— START PROVIDED DATA —
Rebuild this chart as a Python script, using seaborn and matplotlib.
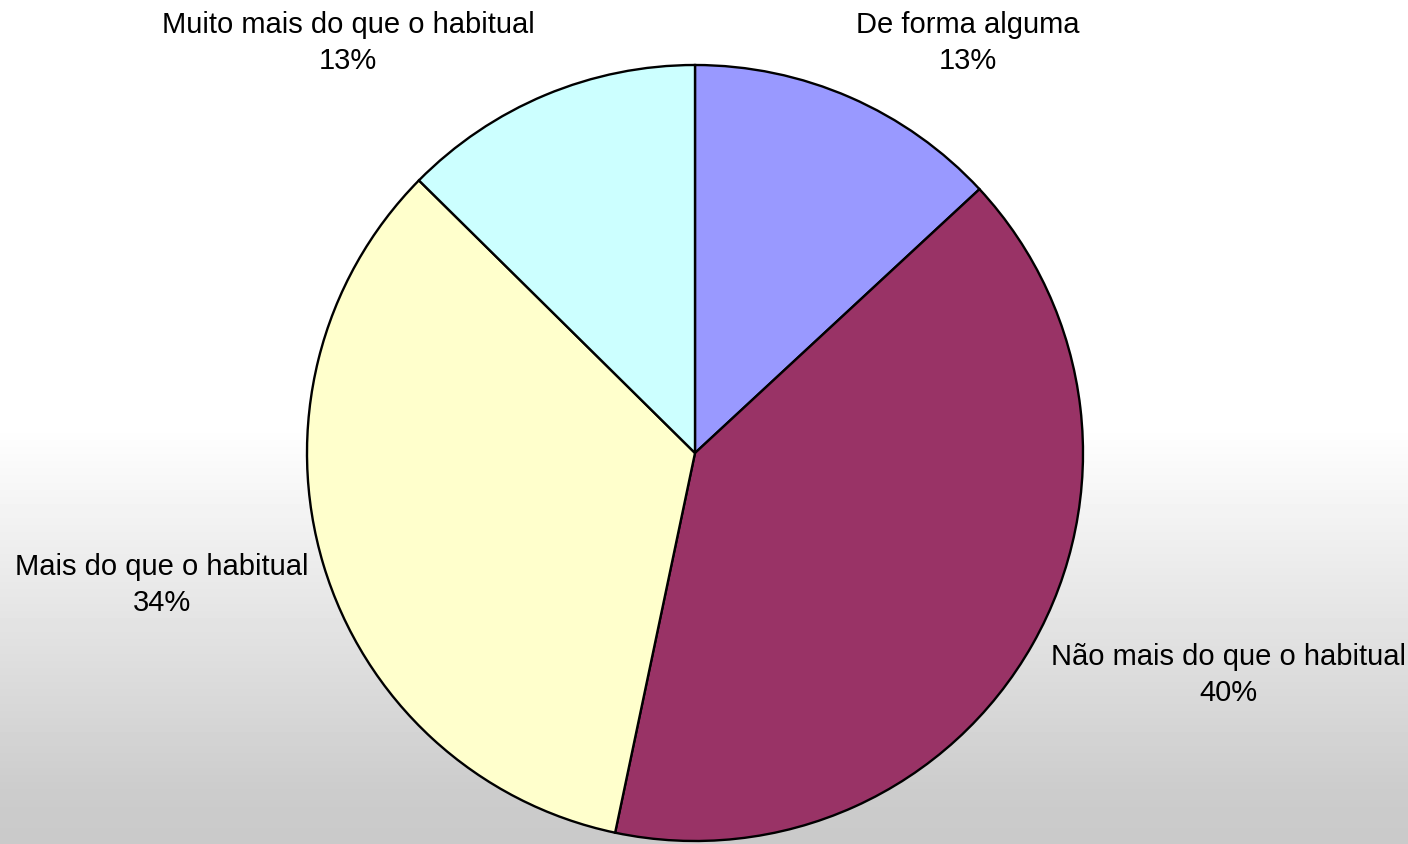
import numpy as np
import matplotlib
matplotlib.use("Agg")
import matplotlib.pyplot as plt
import seaborn as sns

# Data
categories = ["De forma alguma", "Não mais do que o habitual",
              "Mais do que o habitual", "Muito mais do que o habitual"]
percents = [13.1, 40.2, 34.1, 12.6]
colors = ["#9999FF", "#993366", "#FFFFCC", "#CCFFFF"]

# label anchor points (pie radius = 1)
label_pos = [(0.704, 1.057), (1.374, -0.572), (-1.374, -0.340), (-0.894, 1.057)]

sns.set_theme(style="white")
plt.rcParams["font.family"] = ["Liberation Sans", "DejaVu Sans"]

W, H, R = 1408, 844, 388
cx, cy = 695, 453

fig = plt.figure(figsize=(W / 100, H / 100), dpi=100)

# gradient background: white top, grey bottom
bg = fig.add_axes([0, 0, 1, 1])
rows = np.arange(H)
shade = np.interp(rows, [0, 425, 790, H], [1.0, 1.0, 0.80, 0.79])
grad = np.repeat(shade[:, None], 2, axis=1)
bg.imshow(grad, cmap="gray", vmin=0, vmax=1, aspect="auto", extent=[0, 1, 0, 1],
          origin="upper")
bg.set_axis_off()

ax = fig.add_axes([0, 0, 1, 1])
ax.set_facecolor("none")
ax.pie(percents, colors=colors, startangle=90, counterclock=False,
       radius=1, wedgeprops=dict(edgecolor="black", linewidth=1.7))

for cat, pct, (x, y) in zip(categories, percents, label_pos):
    ax.text(x, y, f"{cat}\n{pct:.0f}%", ha="center", va="center",
            fontsize=21, linespacing=1.38, color="black")

ax.set_xlim(-cx / R, (W - cx) / R)
ax.set_ylim(-(H - cy) / R, cy / R)
ax.set_aspect("equal")
ax.set_axis_off()

fig.savefig("out.png", dpi=100)
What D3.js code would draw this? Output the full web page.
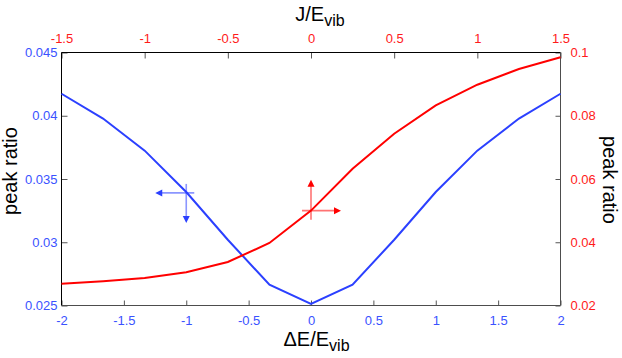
<!DOCTYPE html>
<html><head><meta charset="utf-8">
<script src="https://cdn.jsdelivr.net/npm/d3@7"></script>
<style>
html,body{margin:0;padding:0;background:#fff;}
svg{display:block;font-family:"Liberation Sans",Arial,sans-serif;}
</style></head>
<body><svg id="c" width="622" height="358"></svg>
<script>
// ---- data ----
const dE = [-2, -1.667, -1.333, -1, -0.667, -0.333, 0, 0.333, 0.667, 1, 1.333, 1.667, 2];
const blueRatio = [0.04174, 0.03978, 0.03724, 0.03397, 0.0302, 0.02664, 0.02512, 0.02664, 0.0302, 0.03397, 0.03724, 0.03978, 0.04174];
const J = [-1.5, -1.25, -1, -0.75, -0.5, -0.25, 0, 0.25, 0.5, 0.75, 1, 1.25, 1.5];
const redRatio = [0.02689, 0.02765, 0.0287, 0.0305, 0.03376, 0.03976, 0.05, 0.06326, 0.07433, 0.0833, 0.08982, 0.09478, 0.09848];
const bottomTicks = [-2, -1.5, -1, -0.5, 0, 0.5, 1, 1.5, 2];
const topTicks = [-1.5, -1, -0.5, 0, 0.5, 1, 1.5];
const leftTicks = [0.025, 0.03, 0.035, 0.04, 0.045];
const rightTicks = [0.02, 0.04, 0.06, 0.08, 0.1];
const blueMarker = [-1, 0.0339];
const redMarker = [0, 0.05];

const BLUE = "#2b40ff", BLUE_T = "#3a52ff", RED = "#ff0000", RED_T = "#ff1a1a";
const L = 61.5, R = 560.5, T = 52.5, B = 305.5;

const svg = d3.select("#c");
const x = d3.scaleLinear().domain([-2, 2]).range([L, R]);
const xT = d3.scaleLinear().domain([-1.5, 1.5]).range([L, R]);
const yL = d3.scaleLinear().domain([0.025, 0.045]).range([B, T]);
const yR = d3.scaleLinear().domain([0.02, 0.1]).range([B, T]);

const fmt = d => String(d);

function styleAxis(g, color) {
  g.select(".domain").remove();
  g.selectAll(".tick line").attr("stroke", "#555").attr("stroke-width", 1);
  g.selectAll(".tick text").attr("fill", color).attr("font-size", 13)
    .attr("font-family", '"Liberation Sans",Arial,sans-serif');
}

svg.append("g").attr("transform", `translate(0,${B})`)
  .call(d3.axisBottom(x).tickValues(bottomTicks).tickFormat(fmt).tickSizeInner(-5).tickSizeOuter(0).tickPadding(10))
  .call(g => styleAxis(g, BLUE_T));
svg.append("g").attr("transform", `translate(0,${T})`)
  .call(d3.axisTop(xT).tickValues(topTicks).tickFormat(fmt).tickSizeInner(-6).tickSizeOuter(0).tickPadding(10))
  .call(g => styleAxis(g, RED_T));
svg.append("g").attr("transform", `translate(${L},0)`)
  .call(d3.axisLeft(yL).tickValues(leftTicks).tickFormat(fmt).tickSizeInner(-6).tickSizeOuter(0).tickPadding(4))
  .call(g => styleAxis(g, BLUE_T));
svg.append("g").attr("transform", `translate(${R},0)`)
  .call(d3.axisRight(yR).tickValues(rightTicks).tickFormat(fmt).tickSizeInner(-5).tickSizeOuter(0).tickPadding(10))
  .call(g => styleAxis(g, RED_T));

// frame
svg.append("line").attr("x1", L).attr("x2", R).attr("y1", T).attr("y2", T).attr("stroke", "#000");
svg.append("line").attr("x1", L).attr("x2", L).attr("y1", T).attr("y2", B).attr("stroke", "#000");
svg.append("line").attr("x1", L).attr("x2", R).attr("y1", B).attr("y2", B).attr("stroke", "#4d4d4d");
svg.append("line").attr("x1", R).attr("x2", R).attr("y1", T).attr("y2", B).attr("stroke", "#4d4d4d");

// lines
svg.append("path").datum(dE.map((d, i) => [d, blueRatio[i]]))
  .attr("fill", "none").attr("stroke", BLUE).attr("stroke-width", 2)
  .attr("d", d3.line().x(d => x(d[0])).y(d => yL(d[1])));
svg.append("path").datum(J.map((d, i) => [d, redRatio[i]]))
  .attr("fill", "none").attr("stroke", RED).attr("stroke-width", 2)
  .attr("d", d3.line().x(d => xT(d[0])).y(d => yR(d[1])));

// arrows
function arrow(x1, y1, x2, y2, color) {
  const dx = x2 - x1, dy = y2 - y1, len = Math.hypot(dx, dy);
  const ux = dx / len, uy = dy / len, hl = 7, hw = 3.5;
  svg.append("line").attr("x1", x1).attr("y1", y1).attr("x2", x2 - ux * hl * 0.6).attr("y2", y2 - uy * hl * 0.6)
    .attr("stroke", color).attr("stroke-width", 1.6).attr("stroke-opacity", 0.55);
  const bx = x2 - ux * hl, by = y2 - uy * hl;
  svg.append("path").attr("fill", color)
    .attr("d", `M${x2},${y2}L${bx - uy * hw},${by + ux * hw}L${bx + uy * hw},${by - ux * hw}Z`);
}
{
  const cx = x(blueMarker[0]), cy = yL(blueMarker[1]);
  arrow(cx + 8, cy, cx - 31, cy, BLUE);
  arrow(cx, cy - 9, cx, cy + 30, BLUE);
}
{
  const cx = xT(redMarker[0]), cy = yR(redMarker[1]);
  arrow(cx - 9, cy, cx + 30, cy, RED);
  arrow(cx, cy + 9, cx, cy - 31, RED);
}

// titles
function subLabel(tx, ty, main, sub) {
  const t = svg.append("text").attr("x", tx).attr("y", ty).attr("text-anchor", "middle")
    .attr("font-size", 20).attr("fill", "#000");
  t.append("tspan").text(main);
  t.append("tspan").attr("font-size", 16).attr("dy", 5).text(sub);
}
subLabel(320, 21, "J/E", "vib");
subLabel(316.5, 346, "\u0394E/E", "vib");

svg.append("text").attr("transform", "translate(17,171) rotate(-90)").attr("text-anchor", "middle")
  .attr("font-size", 20).attr("fill", "#000").text("peak ratio");
svg.append("text").attr("transform", "translate(603,180) rotate(90)").attr("text-anchor", "middle")
  .attr("font-size", 20).attr("fill", "#000").text("peak ratio");
</script></body></html>
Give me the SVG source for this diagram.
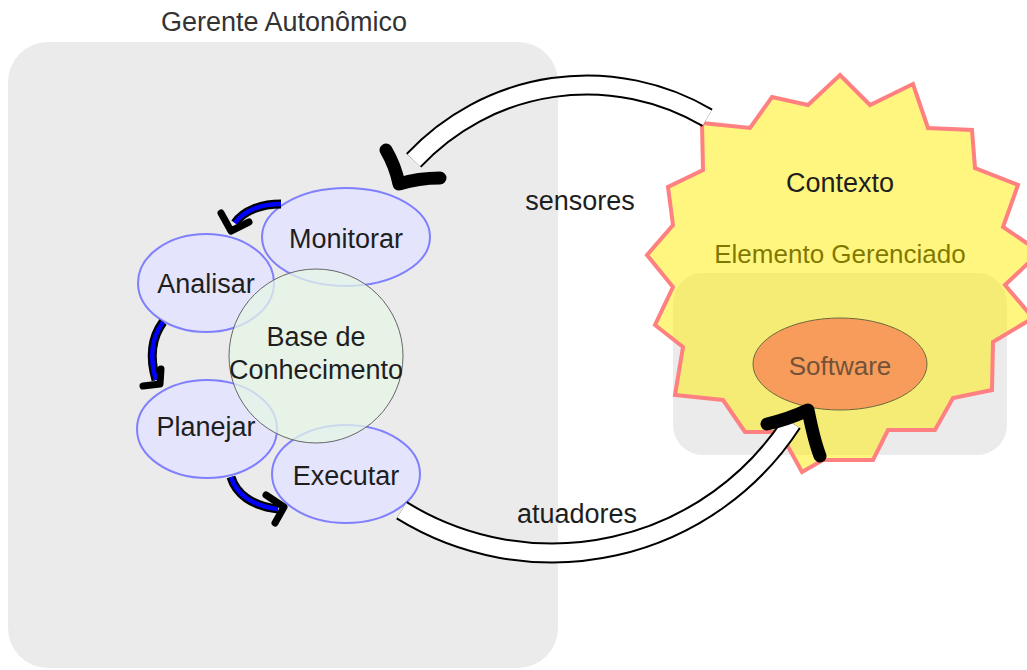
— END PROVIDED DATA —
§ **TASK INSTRUCTIONS**
Exactly as they appear, write out the lines from the one containing "What D3.js code" down to the one containing "const redMarker = [0, 0.05];", both included. Pictures are left out.

§ **THE COMPLETED TASK**
What D3.js code would draw this? Output the full web page.
<!DOCTYPE html>
<html><head><meta charset="utf-8">
<script src="https://cdn.jsdelivr.net/npm/d3@7"></script>
<style>
html,body{margin:0;padding:0;background:#fff;}
svg{display:block;font-family:"Liberation Sans",Arial,sans-serif;}
</style></head>
<body><svg id="c" width="622" height="358"></svg>
<script>
// ---- data ----
const dE = [-2, -1.667, -1.333, -1, -0.667, -0.333, 0, 0.333, 0.667, 1, 1.333, 1.667, 2];
const blueRatio = [0.04174, 0.03978, 0.03724, 0.03397, 0.0302, 0.02664, 0.02512, 0.02664, 0.0302, 0.03397, 0.03724, 0.03978, 0.04174];
const J = [-1.5, -1.25, -1, -0.75, -0.5, -0.25, 0, 0.25, 0.5, 0.75, 1, 1.25, 1.5];
const redRatio = [0.02689, 0.02765, 0.0287, 0.0305, 0.03376, 0.03976, 0.05, 0.06326, 0.07433, 0.0833, 0.08982, 0.09478, 0.09848];
const bottomTicks = [-2, -1.5, -1, -0.5, 0, 0.5, 1, 1.5, 2];
const topTicks = [-1.5, -1, -0.5, 0, 0.5, 1, 1.5];
const leftTicks = [0.025, 0.03, 0.035, 0.04, 0.045];
const rightTicks = [0.02, 0.04, 0.06, 0.08, 0.1];
const blueMarker = [-1, 0.0339];
const redMarker = [0, 0.05];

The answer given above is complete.